====== RECORDS SUPPLIED ======

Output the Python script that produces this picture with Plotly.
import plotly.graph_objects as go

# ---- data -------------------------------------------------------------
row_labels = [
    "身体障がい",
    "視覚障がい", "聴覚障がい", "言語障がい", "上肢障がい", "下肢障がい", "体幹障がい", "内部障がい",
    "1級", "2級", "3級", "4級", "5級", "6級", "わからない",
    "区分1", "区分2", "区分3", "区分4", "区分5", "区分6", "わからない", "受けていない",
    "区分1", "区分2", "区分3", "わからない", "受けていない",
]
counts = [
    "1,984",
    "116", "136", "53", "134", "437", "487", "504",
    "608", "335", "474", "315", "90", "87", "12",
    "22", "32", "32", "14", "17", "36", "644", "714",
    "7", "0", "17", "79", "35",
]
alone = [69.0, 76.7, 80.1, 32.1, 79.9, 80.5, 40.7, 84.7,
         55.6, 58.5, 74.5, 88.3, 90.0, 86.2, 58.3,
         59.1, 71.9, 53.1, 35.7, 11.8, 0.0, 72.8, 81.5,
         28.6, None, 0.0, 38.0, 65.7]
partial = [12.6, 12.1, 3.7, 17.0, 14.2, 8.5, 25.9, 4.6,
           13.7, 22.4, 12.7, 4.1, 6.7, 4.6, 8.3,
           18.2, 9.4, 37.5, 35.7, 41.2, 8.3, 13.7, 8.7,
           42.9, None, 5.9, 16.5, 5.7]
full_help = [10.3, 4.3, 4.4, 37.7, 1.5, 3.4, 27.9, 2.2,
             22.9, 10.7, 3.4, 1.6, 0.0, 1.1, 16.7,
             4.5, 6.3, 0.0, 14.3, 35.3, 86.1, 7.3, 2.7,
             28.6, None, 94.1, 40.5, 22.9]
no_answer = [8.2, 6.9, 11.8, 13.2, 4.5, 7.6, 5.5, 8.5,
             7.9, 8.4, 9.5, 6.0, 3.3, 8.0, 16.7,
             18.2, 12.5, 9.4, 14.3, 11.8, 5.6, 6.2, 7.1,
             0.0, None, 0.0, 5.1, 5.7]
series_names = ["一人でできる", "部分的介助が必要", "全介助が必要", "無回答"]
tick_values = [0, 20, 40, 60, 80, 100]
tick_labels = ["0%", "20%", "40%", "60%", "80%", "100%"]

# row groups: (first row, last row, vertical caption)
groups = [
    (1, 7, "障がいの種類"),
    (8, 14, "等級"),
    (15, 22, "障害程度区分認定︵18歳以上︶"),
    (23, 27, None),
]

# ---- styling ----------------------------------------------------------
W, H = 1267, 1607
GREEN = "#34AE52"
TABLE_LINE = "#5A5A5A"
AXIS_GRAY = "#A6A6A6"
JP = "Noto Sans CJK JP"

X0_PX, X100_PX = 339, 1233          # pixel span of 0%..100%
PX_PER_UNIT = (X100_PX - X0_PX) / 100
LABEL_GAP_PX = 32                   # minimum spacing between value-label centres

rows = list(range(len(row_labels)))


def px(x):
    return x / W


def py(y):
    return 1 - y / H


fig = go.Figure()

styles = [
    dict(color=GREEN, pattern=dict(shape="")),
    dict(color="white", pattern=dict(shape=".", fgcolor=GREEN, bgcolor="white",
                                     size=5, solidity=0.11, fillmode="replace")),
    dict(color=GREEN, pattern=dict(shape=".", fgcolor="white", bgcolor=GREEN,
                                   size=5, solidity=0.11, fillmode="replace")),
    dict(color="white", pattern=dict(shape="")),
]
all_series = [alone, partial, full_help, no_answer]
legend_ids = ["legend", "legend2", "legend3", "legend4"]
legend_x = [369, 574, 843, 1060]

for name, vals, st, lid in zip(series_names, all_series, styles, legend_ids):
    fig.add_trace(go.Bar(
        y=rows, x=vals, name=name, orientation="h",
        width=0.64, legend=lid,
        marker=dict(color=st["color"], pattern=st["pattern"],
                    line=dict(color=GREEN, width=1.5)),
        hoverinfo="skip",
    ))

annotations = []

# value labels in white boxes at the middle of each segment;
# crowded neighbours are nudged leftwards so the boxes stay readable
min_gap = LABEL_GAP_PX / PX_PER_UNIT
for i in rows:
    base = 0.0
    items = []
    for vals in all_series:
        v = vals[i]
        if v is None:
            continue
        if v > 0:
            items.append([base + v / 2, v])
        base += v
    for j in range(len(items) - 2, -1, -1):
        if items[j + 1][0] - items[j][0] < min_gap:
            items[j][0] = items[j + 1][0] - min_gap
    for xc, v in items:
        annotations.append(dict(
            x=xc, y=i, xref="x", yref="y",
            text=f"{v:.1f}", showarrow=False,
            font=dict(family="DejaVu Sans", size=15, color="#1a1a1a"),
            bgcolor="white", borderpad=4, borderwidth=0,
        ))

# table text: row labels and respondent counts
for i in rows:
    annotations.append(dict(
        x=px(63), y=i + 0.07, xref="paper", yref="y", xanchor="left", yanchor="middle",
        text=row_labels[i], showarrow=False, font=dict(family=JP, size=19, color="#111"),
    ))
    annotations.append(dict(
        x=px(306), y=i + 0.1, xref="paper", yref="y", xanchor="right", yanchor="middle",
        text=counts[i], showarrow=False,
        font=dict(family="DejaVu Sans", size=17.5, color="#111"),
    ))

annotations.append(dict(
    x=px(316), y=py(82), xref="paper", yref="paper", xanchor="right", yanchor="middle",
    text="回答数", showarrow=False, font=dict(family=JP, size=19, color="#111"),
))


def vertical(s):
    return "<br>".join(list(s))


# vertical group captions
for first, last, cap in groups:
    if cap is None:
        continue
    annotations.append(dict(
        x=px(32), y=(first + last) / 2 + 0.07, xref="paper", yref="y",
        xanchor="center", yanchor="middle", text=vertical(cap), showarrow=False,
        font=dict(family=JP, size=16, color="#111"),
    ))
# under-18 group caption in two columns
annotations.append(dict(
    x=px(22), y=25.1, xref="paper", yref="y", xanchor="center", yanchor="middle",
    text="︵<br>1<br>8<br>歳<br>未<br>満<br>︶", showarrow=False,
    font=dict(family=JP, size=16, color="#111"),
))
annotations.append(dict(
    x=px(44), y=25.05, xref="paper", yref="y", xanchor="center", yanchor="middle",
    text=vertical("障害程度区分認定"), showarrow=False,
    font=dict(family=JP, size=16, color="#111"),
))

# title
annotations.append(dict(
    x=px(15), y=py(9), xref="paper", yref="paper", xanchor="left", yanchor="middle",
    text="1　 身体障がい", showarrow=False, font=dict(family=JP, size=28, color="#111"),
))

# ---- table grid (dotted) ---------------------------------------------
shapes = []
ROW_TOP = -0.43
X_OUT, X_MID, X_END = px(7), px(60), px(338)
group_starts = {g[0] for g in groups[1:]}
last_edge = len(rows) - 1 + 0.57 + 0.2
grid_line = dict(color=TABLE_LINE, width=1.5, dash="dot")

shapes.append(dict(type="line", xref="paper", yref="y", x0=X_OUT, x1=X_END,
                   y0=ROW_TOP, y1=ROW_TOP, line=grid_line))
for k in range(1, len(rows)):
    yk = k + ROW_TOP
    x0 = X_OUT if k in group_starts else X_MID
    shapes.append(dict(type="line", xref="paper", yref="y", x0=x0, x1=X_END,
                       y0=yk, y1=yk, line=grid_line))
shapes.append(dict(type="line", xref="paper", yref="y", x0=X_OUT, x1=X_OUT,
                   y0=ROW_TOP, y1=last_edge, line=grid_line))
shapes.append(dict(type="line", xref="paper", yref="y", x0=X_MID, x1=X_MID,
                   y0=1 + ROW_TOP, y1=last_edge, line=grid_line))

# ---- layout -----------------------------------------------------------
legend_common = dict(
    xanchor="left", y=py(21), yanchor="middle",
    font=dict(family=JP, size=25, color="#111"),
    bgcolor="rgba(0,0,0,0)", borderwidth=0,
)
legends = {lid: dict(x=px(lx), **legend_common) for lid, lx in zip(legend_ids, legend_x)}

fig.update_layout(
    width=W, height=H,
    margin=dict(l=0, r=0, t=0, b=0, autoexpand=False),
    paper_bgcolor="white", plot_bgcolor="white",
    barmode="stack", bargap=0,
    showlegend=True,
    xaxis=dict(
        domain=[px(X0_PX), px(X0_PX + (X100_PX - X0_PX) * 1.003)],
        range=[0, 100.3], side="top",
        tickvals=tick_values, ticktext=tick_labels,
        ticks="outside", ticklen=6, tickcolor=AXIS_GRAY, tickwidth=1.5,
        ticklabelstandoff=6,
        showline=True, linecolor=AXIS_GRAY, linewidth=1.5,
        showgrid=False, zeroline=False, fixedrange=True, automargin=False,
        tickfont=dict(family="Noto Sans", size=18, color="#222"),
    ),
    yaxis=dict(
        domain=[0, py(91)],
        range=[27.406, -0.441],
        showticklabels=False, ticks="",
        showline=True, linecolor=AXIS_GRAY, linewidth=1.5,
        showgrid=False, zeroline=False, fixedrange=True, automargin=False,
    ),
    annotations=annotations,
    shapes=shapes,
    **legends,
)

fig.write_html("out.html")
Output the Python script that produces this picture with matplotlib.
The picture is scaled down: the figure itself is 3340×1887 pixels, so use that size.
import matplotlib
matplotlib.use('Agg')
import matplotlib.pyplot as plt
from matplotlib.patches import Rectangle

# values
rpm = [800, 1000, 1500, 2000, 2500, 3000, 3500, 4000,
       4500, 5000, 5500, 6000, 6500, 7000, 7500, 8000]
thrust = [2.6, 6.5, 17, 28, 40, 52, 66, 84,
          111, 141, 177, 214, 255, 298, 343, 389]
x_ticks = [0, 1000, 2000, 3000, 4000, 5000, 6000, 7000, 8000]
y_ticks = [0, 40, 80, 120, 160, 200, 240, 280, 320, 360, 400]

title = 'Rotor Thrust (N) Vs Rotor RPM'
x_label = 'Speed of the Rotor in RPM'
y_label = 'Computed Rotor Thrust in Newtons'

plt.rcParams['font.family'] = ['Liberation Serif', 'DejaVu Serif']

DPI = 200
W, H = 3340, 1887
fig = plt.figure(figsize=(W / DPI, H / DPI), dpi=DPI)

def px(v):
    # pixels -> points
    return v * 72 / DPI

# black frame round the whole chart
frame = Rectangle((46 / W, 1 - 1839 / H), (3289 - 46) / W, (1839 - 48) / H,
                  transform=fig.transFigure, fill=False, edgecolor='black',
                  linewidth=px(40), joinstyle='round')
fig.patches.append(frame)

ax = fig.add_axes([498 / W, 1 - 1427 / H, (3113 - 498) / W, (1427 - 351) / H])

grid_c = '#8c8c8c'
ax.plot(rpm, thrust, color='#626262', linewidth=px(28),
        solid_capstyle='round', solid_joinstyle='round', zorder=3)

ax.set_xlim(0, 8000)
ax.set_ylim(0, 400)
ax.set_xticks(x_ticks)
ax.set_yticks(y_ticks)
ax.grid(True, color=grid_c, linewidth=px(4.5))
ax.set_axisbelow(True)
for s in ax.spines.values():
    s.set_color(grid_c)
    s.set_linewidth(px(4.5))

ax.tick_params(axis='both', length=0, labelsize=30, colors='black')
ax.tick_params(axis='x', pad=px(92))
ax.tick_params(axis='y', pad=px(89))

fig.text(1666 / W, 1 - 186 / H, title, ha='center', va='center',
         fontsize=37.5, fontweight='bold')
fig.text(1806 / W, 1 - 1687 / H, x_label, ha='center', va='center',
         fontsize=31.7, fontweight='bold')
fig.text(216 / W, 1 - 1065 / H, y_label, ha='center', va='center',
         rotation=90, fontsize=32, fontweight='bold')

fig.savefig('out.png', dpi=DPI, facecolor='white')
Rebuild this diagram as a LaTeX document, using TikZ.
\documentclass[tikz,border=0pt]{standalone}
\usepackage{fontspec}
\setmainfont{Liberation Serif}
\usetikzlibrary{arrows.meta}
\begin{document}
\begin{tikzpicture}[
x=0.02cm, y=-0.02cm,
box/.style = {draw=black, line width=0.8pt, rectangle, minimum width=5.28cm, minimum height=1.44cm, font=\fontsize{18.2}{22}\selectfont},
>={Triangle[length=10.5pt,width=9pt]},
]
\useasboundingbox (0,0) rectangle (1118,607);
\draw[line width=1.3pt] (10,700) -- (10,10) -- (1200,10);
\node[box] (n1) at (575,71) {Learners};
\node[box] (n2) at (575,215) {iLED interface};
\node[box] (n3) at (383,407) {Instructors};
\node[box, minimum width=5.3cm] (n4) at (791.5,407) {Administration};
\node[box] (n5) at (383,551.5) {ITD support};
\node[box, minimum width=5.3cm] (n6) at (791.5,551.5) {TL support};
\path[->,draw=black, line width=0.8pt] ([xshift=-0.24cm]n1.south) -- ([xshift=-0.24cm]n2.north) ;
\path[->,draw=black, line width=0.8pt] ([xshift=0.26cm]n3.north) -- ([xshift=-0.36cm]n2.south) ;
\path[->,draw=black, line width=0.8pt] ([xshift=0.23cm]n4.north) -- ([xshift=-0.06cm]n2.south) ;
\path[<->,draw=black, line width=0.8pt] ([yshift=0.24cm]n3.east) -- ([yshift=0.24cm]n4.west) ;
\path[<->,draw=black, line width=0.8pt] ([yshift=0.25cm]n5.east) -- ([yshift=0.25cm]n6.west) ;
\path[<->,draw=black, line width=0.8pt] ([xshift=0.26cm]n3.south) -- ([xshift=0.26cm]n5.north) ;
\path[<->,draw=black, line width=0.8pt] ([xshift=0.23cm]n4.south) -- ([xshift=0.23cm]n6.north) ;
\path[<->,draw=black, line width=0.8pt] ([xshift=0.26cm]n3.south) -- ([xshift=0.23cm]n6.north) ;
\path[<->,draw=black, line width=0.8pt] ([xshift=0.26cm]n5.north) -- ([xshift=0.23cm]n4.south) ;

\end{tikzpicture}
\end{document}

======

— PROBLEM TO WORK ON —
In the records, locate each line holding the string "this" and copy it.

— EXERCISE SOLUTION —
Output the Python script that produces this picture with Plotly.
Output the Python script that produces this picture with matplotlib.
Rebuild this diagram as a LaTeX document, using TikZ.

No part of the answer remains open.